For those theologians who do not understand the mystery of the sacraments – baptism and communion – seem to me to be those who would rather accept human reason than the faith once for all delivered to the Apostles and the traditions which they handed down. The sacraments weren’t discarded by Christianity until the time of Christianity’s archfoe, Zwingli, decided that human reasoning was enough to read the biblical texts. Followed by other heretics, Zwingli’s view on the sacraments has permeated Western low-church, Protestantism attempting to rewrite history to fit what is little more than the 16th century’s Todd Bentley (Zwingli) and his human reasoning.
Trevon Wax, an author of a wonderful little book, has a series of posts on the subject of Luther who fought to correct abuses and Zwingli who fought desperately to destroy Christianity:
In one excellent post, Wax writes,
Zwingli believed, based on logic and human reason, that a human body could not be present in more than one place; Luther challenged him to take Christ at his word. If Jesus said he was physically present, then logic and human reason should be forced to correspond to the everlasting words of Christ – not the other way around. In Luther’s eyes, Zwingli was seeking to modify the natural reading of Christ’s words in order to make it compatible with human reason.
“I do not ask how Christ can be God and man and how His natures could be united. For God is able to act far beyond our imagination. To the Word of God one must yield.
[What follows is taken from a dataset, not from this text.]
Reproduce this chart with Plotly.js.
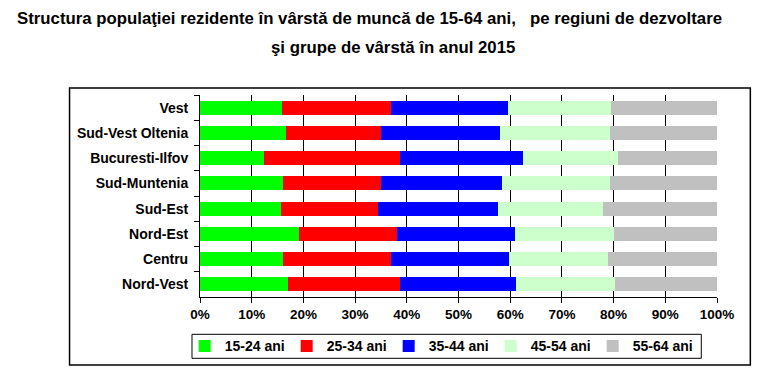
<!DOCTYPE html>
<html><head><meta charset="utf-8">
<script src="https://cdn.plot.ly/plotly-3.0.1.min.js"></script>
<style>body{margin:0;background:#fff}#chart{width:767px;height:384px}</style>
</head><body><div id="chart"></div>
<script>
const regions = ['Vest','Sud-Vest Oltenia','Bucuresti-Ilfov','Sud-Muntenia','Sud-Est','Nord-Est','Centru','Nord-Vest'];
const age15_24 = [15.8,16.6,12.3,16.0,15.6,19.2,16.0,17.0];
const age25_34 = [21.1,18.4,26.4,19.0,18.8,18.9,20.9,21.7];
const age35_44 = [22.6,23.0,23.8,23.4,23.2,22.8,22.9,22.4];
const age45_54 = [20.0,21.3,18.4,20.9,20.4,19.2,19.1,19.2];
const age55_64 = [20.5,20.7,19.1,20.7,22.0,19.9,21.1,19.7];
const seriesNames = ['15-24 ani','25-34 ani','35-44 ani','45-54 ani','55-64 ani'];
const xTickVals = [0,10,20,30,40,50,60,70,80,90,100];
const xTickText = xTickVals.map(v => v + '%');
const titleLine1 = 'Structura populaţiei rezidente în vârstă de muncă de 15-64 ani,   pe regiuni de dezvoltare';
const titleLine2 = 'şi grupe de vârstă în anul 2015';

const colors = ['#00ff00','#ff0000','#0000ff','#ccffcc','#c0c0c0'];
const allSeries = [age15_24, age25_34, age35_44, age45_54, age55_64];
const FONT = 'Liberation Sans, Arial, sans-serif';

const traces = allSeries.map((vals, i) => ({
  type: 'bar', orientation: 'h',
  x: vals, y: regions, name: seriesNames[i],
  marker: {color: colors[i], line: {width: 0}},
  width: 0.55, hoverinfo: 'x+y+name'
}));

const L = 200.3, R = 716.7, T = 95, B = 297;
const W = R - L, H = B - T;
const px = x => (x - L) / W;
const py = y => (B - y) / H;

const layout = {
  width: 767, height: 384,
  margin: {l: L, r: 767 - R, t: T, b: 384 - B, pad: 0},
  paper_bgcolor: '#fff', plot_bgcolor: '#fff',
  barmode: 'stack', bargap: 0.45,
  font: {family: FONT, size: 12, color: '#000'},
  showlegend: true,
  xaxis: {
    range: [0, 100], tickvals: xTickVals, ticktext: xTickText,
    ticks: 'outside', ticklen: 5, tickcolor: '#000', tickwidth: 1,
    showline: true, linecolor: '#000', linewidth: 1,
    showgrid: true, gridcolor: '#000', gridwidth: 1,
    zeroline: false, fixedrange: true,
    tickfont: {family: FONT, size: 13.5, color: '#000', weight: 'bold'}
  },
  yaxis: {
    type: 'category', autorange: 'reversed',
    ticks: 'outside', tickson: 'boundaries', ticklen: 5, tickcolor: '#000', tickwidth: 1,
    showline: true, linecolor: '#000', linewidth: 1,
    showgrid: false, zeroline: false, fixedrange: true,
    ticklabelstandoff: 8,
    tickfont: {family: FONT, size: 14, color: '#000', weight: 'bold'}
  },
  legend: {
    orientation: 'h', x: px(185), xanchor: 'left', y: py(346.3), yanchor: 'middle',
    borderwidth: 0, bgcolor: 'rgba(0,0,0,0)',
    entrywidth: 57, entrywidthmode: 'pixels', itemwidth: 30, traceorder: 'normal',
    font: {family: FONT, size: 14, color: '#000', weight: 'bold'}
  },
  shapes: [
    {type: 'rect', xref: 'paper', yref: 'paper',
     x0: px(70), x1: px(750), y0: py(365), y1: py(88),
     line: {color: '#000', width: 1.5}, fillcolor: 'rgba(0,0,0,0)', layer: 'below'},
    {type: 'rect', xref: 'paper', yref: 'paper',
     x0: px(192.3), x1: px(701), y0: py(358.3), y1: py(334.3),
     line: {color: '#000', width: 1}, fillcolor: 'rgba(0,0,0,0)', layer: 'below'}
  ],
  annotations: [
    {xref: 'paper', yref: 'paper', x: px(16), y: py(18), xanchor: 'left', yanchor: 'middle',
     text: titleLine1, showarrow: false,
     font: {family: FONT, size: 16.8, color: '#000', weight: 'bold'}},
    {xref: 'paper', yref: 'paper', x: px(393), y: py(47), xanchor: 'center', yanchor: 'middle',
     text: titleLine2, showarrow: false,
     font: {family: FONT, size: 16.8, color: '#000', weight: 'bold'}}
  ]
};

Plotly.newPlot('chart', traces, layout, {displayModeBar: false, staticPlot: true});
</script>
</body></html>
It is up to you to prove that the body of Christ is not there when Christ Himself says, ‘This is my body.’ I do not want to hear what reason says. I completely reject carnal or geometrical arguments…”
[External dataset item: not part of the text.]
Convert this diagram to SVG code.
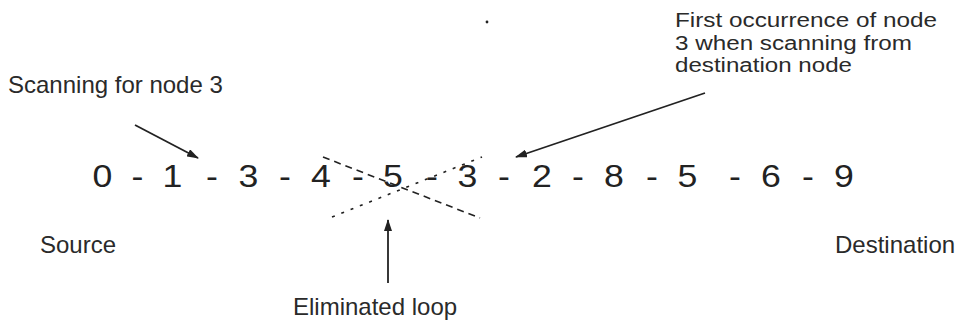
<svg xmlns="http://www.w3.org/2000/svg" width="957" height="325" viewBox="0 0 957 325">
<style>
.lbl{font-family:"Liberation Sans",Arial,sans-serif;font-size:24px;fill:#2a2a2a}
.lbl2{font-family:"Liberation Sans",Arial,sans-serif;font-size:20px;fill:#2a2a2a}
.seq{font-family:"Liberation Sans",Arial,sans-serif;font-size:31px;fill:#222;text-anchor:middle}
.arrow{stroke:#222;stroke-width:1.8;fill:none;marker-end:url(#ah)}
.dash{stroke:#222;stroke-width:1.6;fill:none}
</style>
<defs>
<marker id="ah" markerUnits="userSpaceOnUse" markerWidth="12" markerHeight="8" refX="11" refY="4" orient="auto">
<path d="M0,0 L12,4 L0,8 z" fill="#222"/>
</marker>
</defs>
<rect width="957" height="325" fill="#fff"/>
<circle cx="487" cy="22" r="1.4" fill="#222"/>
<g id="label-scanning"><text class="lbl" x="8" y="93">Scanning for node 3</text></g>
<g id="label-first">
<text class="lbl2" x="675" y="27" textLength="262" lengthAdjust="spacingAndGlyphs">First occurrence of node</text>
<text class="lbl2" x="675" y="49.5" textLength="237" lengthAdjust="spacingAndGlyphs">3 when scanning from</text>
<text class="lbl2" x="675" y="72" textLength="177" lengthAdjust="spacingAndGlyphs">destination node</text>
</g>
<g id="label-source"><text class="lbl" x="40" y="253">Source</text></g>
<g id="label-destination"><text class="lbl" x="835" y="253">Destination</text></g>
<g id="label-loop"><text class="lbl" x="293" y="315">Eliminated loop</text></g>
<g id="sequence" transform="scale(1.15 1)">
<text class="seq" x="89.13" y="187">0</text>
<text class="seq" x="119.57" y="187">-</text>
<text class="seq" x="150.0" y="187">1</text>
<text class="seq" x="184.35" y="187">-</text>
<text class="seq" x="216.09" y="187">3</text>
<text class="seq" x="247.83" y="187">-</text>
<text class="seq" x="279.13" y="187">4</text>
<text class="seq" x="311.30" y="187">-</text>
<text class="seq" x="341.74" y="187">5</text>
<text class="seq" x="375.65" y="187">-</text>
<text class="seq" x="406.52" y="187">3</text>
<text class="seq" x="438.26" y="187">-</text>
<text class="seq" x="471.30" y="187">2</text>
<text class="seq" x="502.61" y="187">-</text>
<text class="seq" x="533.91" y="187">8</text>
<text class="seq" x="566.96" y="187">-</text>
<text class="seq" x="597.83" y="187">5</text>
<text class="seq" x="639.13" y="187">-</text>
<text class="seq" x="670.43" y="187">6</text>
<text class="seq" x="702.61" y="187">-</text>
<text class="seq" x="733.91" y="187">9</text>
</g>
<g id="connectors">
<line class="arrow" x1="135" y1="125" x2="198" y2="158"/>
<line class="arrow" x1="705" y1="93" x2="516" y2="157"/>
<line class="arrow" x1="388" y1="283" x2="388" y2="220"/>
<line class="dash" x1="323" y1="157" x2="480" y2="218" stroke-dasharray="7 5"/>
<line class="dash" x1="332" y1="217" x2="482" y2="157" stroke-dasharray="3 7"/>
</g>
</svg>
Luther did not understand Zwingli’s reticence to accept a physical presence of Christ in the Eucharist. He believed that just as the body of Christ was necessary for salvation, so a physical presence of Christ was important for the Lord’s Supper. Luther saw Zwingli’s attempt to “spiritualize” the presence of Christ as a backhanded way of denying Christ’s true humanity.
I note that in one of those quotes about this infamous meeting, Zwingli goes on to contribute salvation to the Greek sages based on their consciences. His salvation was one of human reasoning and could very well have done without the Cross of Christ, it seems.